Can you briefly describe how it works?

To circumvent this issue and to make the peaklet and peaklet_classification data-type more flexiable, I compute now the merged_S2s dtype based on the peaklets and peaklet_classifcation dtypes of the currently registered plugins. This also allows us to remove the additional if-statement in merged_s2s needed for the top waveform. In this way analysts can add as many fields to their own peaklet and classification plugins as they like. To be still able to control which parameters are propagated from peaklets to peaks (and higher up) I added a copy statement at the end of peaks which only copies all fields from peaklets which are provided by the Peaks plugin. The additional computation time is negligible.

Although the changes do not change the data provided by the plugins, I bumped the code version.

WenzDaniel commented 9 months ago

Edit: We still need the if statement in merged_s2s because the functions which build the merged S2s require the field...
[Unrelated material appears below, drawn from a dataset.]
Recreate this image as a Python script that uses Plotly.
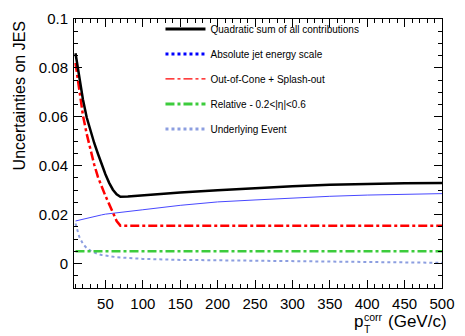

FaroutYLq commented 9 months ago

I am happy to review this one. Isn't this PR more about peaks rather than peaklets? If it change peaklets lineage, the time for v14 reprocessing is gonna be way longer.

WenzDaniel commented 9 months ago

@FaroutYLq thanks, yes it only changes the lineage of everything above peaklets. I also have an idea how to fix the remaining test failure. This requires a change in strax though. I hope I can add it today.

WenzDaniel commented 9 months ago

@FaroutYLq this PR requires: https://github.com/AxFoundation/strax/pull/785 once it is merged it should work. If you have time it would be nice if you could review the other one as well.

coveralls commented 9 months ago

Coverage Status

coverage: 92.815% (-0.007%) from 92.822% when pulling 3c7b73387666e1cece81e506f54e534c45567c2f on make_peaklets_dtype_flexiable into f23319dd37a23dddcc37156e62d112e36c8deafc on master.

WenzDaniel commented 8 months ago

I changed back the plugin version and added back in redundant option to preserve the lineage.

dachengx commented 8 months ago

I have checked that the lineage of peaks does not change.